Pages

Kamis, 23 Februari 2012

Minum Alkohol Mengerutkan Daerah Otak Kritis di Tikus yang Rentan Secara Genetik

 Jumat, 24 Februari 2012 - Pindai otak dari dua strain tikus meminum kuantitas alcohol yang signifikan mengungkapkan pengerutan serius di beberapa daerah otak – namun hanya pada tikus yang tidak memiliki tipe reseptor dopamine tertentu, kimiawi “hadiah” otak. Studi ini, dilakukan di Laboratorium Nasional Brookhaven Departemen Energi AS dan diterbitkan bulan Mei 2012 dalam jurnal Alcoholism: Clinical and Experimental Research, memberikan bukti baru kalau reseptor dopamine ini, yaitu DRD2, berperan protektif terhadap kerusakan otak yang disebabkan alcohol.

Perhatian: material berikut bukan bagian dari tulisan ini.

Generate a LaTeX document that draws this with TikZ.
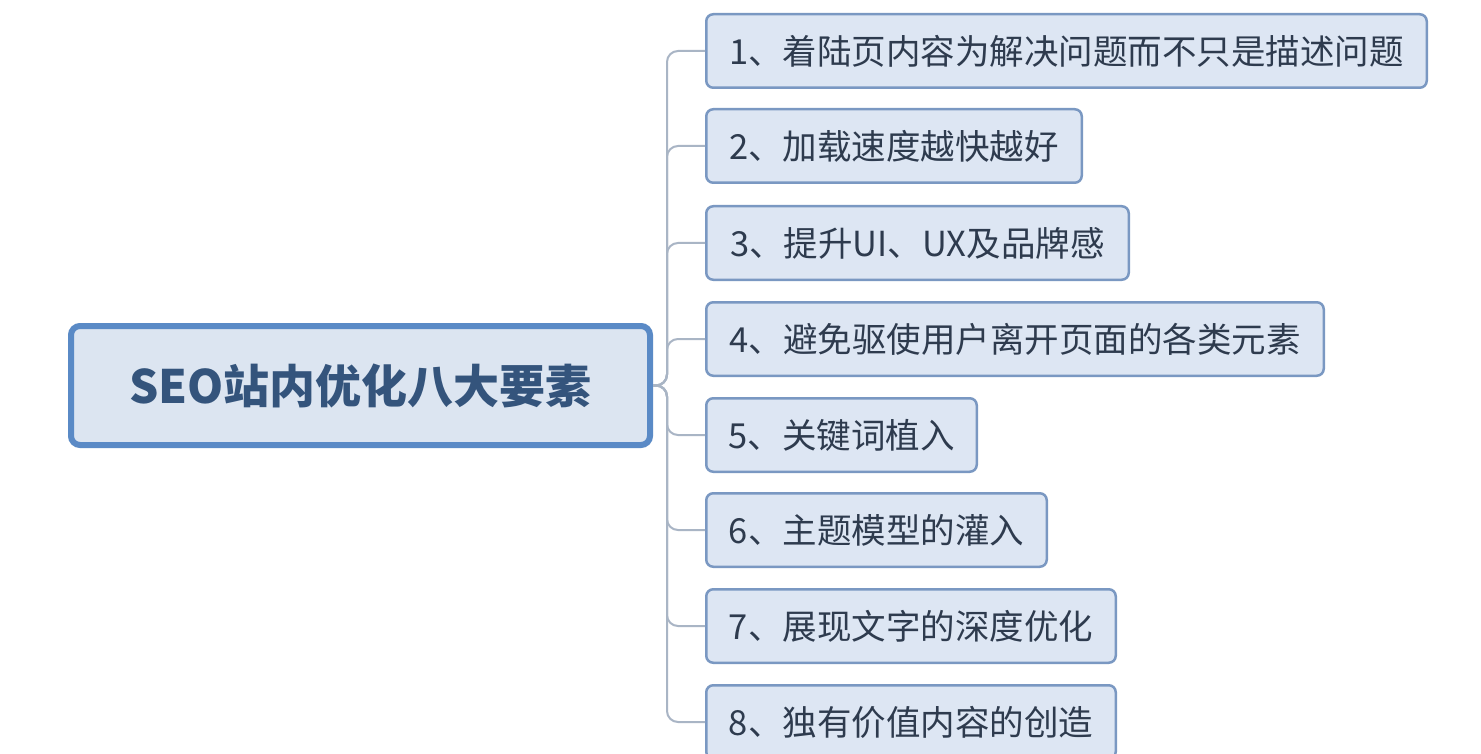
\documentclass[tikz,border=0pt]{standalone}
\usepackage{fontspec}
\setmainfont{Noto Sans CJK SC}
\newfontfamily\cjkb[BoldFont={Noto Sans CJK SC Bold}]{Noto Sans CJK SC}
\definecolor{rootfill}{HTML}{DCE5F1}
\definecolor{rootdraw}{HTML}{5A8AC6}
\definecolor{roottext}{HTML}{34547C}
\definecolor{kidfill}{HTML}{DDE6F3}
\definecolor{kiddraw}{HTML}{7A98C2}
\definecolor{kidtext}{HTML}{2E3B4E}
\definecolor{connc}{HTML}{A9B5C5}
\tikzset{
  rootbox/.style={draw=rootdraw, fill=rootfill, line width=6pt, rounded corners=9pt,
    minimum width=579pt, minimum height=119pt, inner sep=0pt, text=roottext,
    font=\fontsize{46}{50}\selectfont\bfseries},
  kidbox/.style={draw=kiddraw, fill=kidfill, line width=2.5pt, rounded corners=7pt,
    minimum height=73.5pt, inner sep=0pt, text=kidtext,
    font=\fontsize{34.5}{38}\selectfont},
  conn/.style={draw=connc, line width=2pt, rounded corners=11pt}
}
\begin{document}
\begin{tikzpicture}[x=1pt,y=-1pt]
\useasboundingbox[fill=white] (0,0) rectangle (1481,754);
\node[rootbox] (root) at (360.5,385.5) {SEO站内优化八大要素};
\node[kidbox, minimum width=720.5pt] (c1) at (1066.5,51) {1、着陆页内容为解决问题而不只是描述问题};
\node[kidbox, minimum width=375.5pt] (c2) at (894,146) {2、加载速度越快越好};
\node[kidbox, minimum width=422.5pt] (c3) at (917.5,243) {3、提升UI、UX及品牌感};
\node[kidbox, minimum width=617.5pt] (c4) at (1015,339) {4、避免驱使用户离开页面的各类元素};
\node[kidbox, minimum width=270.5pt] (c5) at (841.5,435) {5、关键词植入};
\node[kidbox, minimum width=340.5pt] (c6) at (876.5,530) {6、主题模型的灌入};
\node[kidbox, minimum width=409.5pt] (c7) at (911,626) {7、展现文字的深度优化};
\node[kidbox, minimum width=409.5pt] (c8) at (911,722) {8、独有价值内容的创造};
\coordinate (trunk) at (667,385.5);
\foreach \k in {1,...,8}{
  \draw[conn] (root.east) -- (trunk) |- (c\k.west);
}
\end{tikzpicture}
\end{document}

“Studi ini jelas menunjukkan interaksi antara factor genetic dan lingkungan dalam menentukan dampak perusak alcohol pada otak, dan didukung oleh penelitian-penelitian sebelumnya, menunjukkan peran protektif reseptor D2 dopamin terhadap efek kecanduan alcohol,” kata peneliti   Foteini Delis, seorang ahli neuroanatomi dari Lab Pencitraan Syaraf dan Neurofarmakologi Perilaku di Brookhaven, yang didanai lewat   National Institute on Alcohol Abuse and Alcoholism (NIAAA). Peneliti lain sekaligus ilmuan syaraf Brookhaven/NIAA, Peter Thanos mengatakan kalau, “Studi ini harusnya membantu kita memahami lebih baik peran keanekaragaman genetic pada alkoholisme dan kerusakan otak karena alcohol pada manusia, dan memberi jalan pada strategi pencegahan dan perawatan yang lebih efektif.”
Studi saat ini secara khusus mempelajari bagaimana konsumsi alcohol mempengaruhi volume otak – keseluruhan dan daerah demi daerah – pada tikus normal dan strain tikus yang tidak memiliki gen untuk reseptor D2 dopamine. Separuh dari tiap kelompok minum air putih sementara separuhnya meminum larutan 20 persen etanol selama enam bulan. Kemudian para ilmuan melakukan pindai   magnetic resonance imaging (MRI) pada semua tikus dan membandingkan pindai dari yang meminum alcohol dengan yang meminum air dari tiap kelompok.
Pindai menunjukkan kalau minum alcohol kronik menyebabkan atrofi otak keseluruhan dan pengerutan khusus pada korteks serebral dan thalamus pada tikus yang tidak memiliki reseptor D2 dopamine, namun tidak pada tikus dengan tingkat reseptor normal. Tikus pada kedua kelompok meminum jumlah alcohol yang sama.
 “Pola kerusakan otak ini meniru aspek patologi otak unik pada alkoholik manusia, sehingga penelitian ini memperluas keabsahan menggunakan tikus ini sebagai model mempelajari alkoholisme manusia,” kata Thanos.
 Pada manusia, daerah otak ini sangat penting untuk mengolah lisan, informasi inderawi, dan sinyal motorik, dan untuk membentuk ingatan jangka panjang. Jadi penelitian ini membantu menjelaskan mengapa kerusakan alcohol dapat begitu luas dan merusak.
 “Faktanya hanya tikus yang tidak memiliki reseptor D2 dopamin yang mengalami kerusakan otak dalam studi ini yang menunjukkan kalau DRD2 bersifat protektif terhadap atrofi otak dari paparan alcohol kronis,” kata Thanos. “Begitu pula, temuan ini menunjukkan kalau level DRD2 lebih rendah dari normal dapat membuat individu lebih rentan pada dampak merusak alcohol.”
 Hal itu pada gilirannya memberikan orang dengan level DRD2 efek ganda kerentanan alcohol: studi sebelumnya yang dilakukan oleh Thanos dan rekan-rekannya menunjukkan kalau individu dengan level DRD2 rendah lebih rentan pada efek kecanduan alcohol.
 “Liabilitas kecanduan yang bertambah dan kerentanan keracunan alcohol yang meningkat akibat level DRD2 yang rendah memperjelas kalau system dopamine adalah target penting untuk penelitian lebih lanjut dalam pencarian pemahaman lebih baik dan perlakuan bagi alkoholisme,” kata Thanos.
 Penelitian ini didukung oleh NIAAA.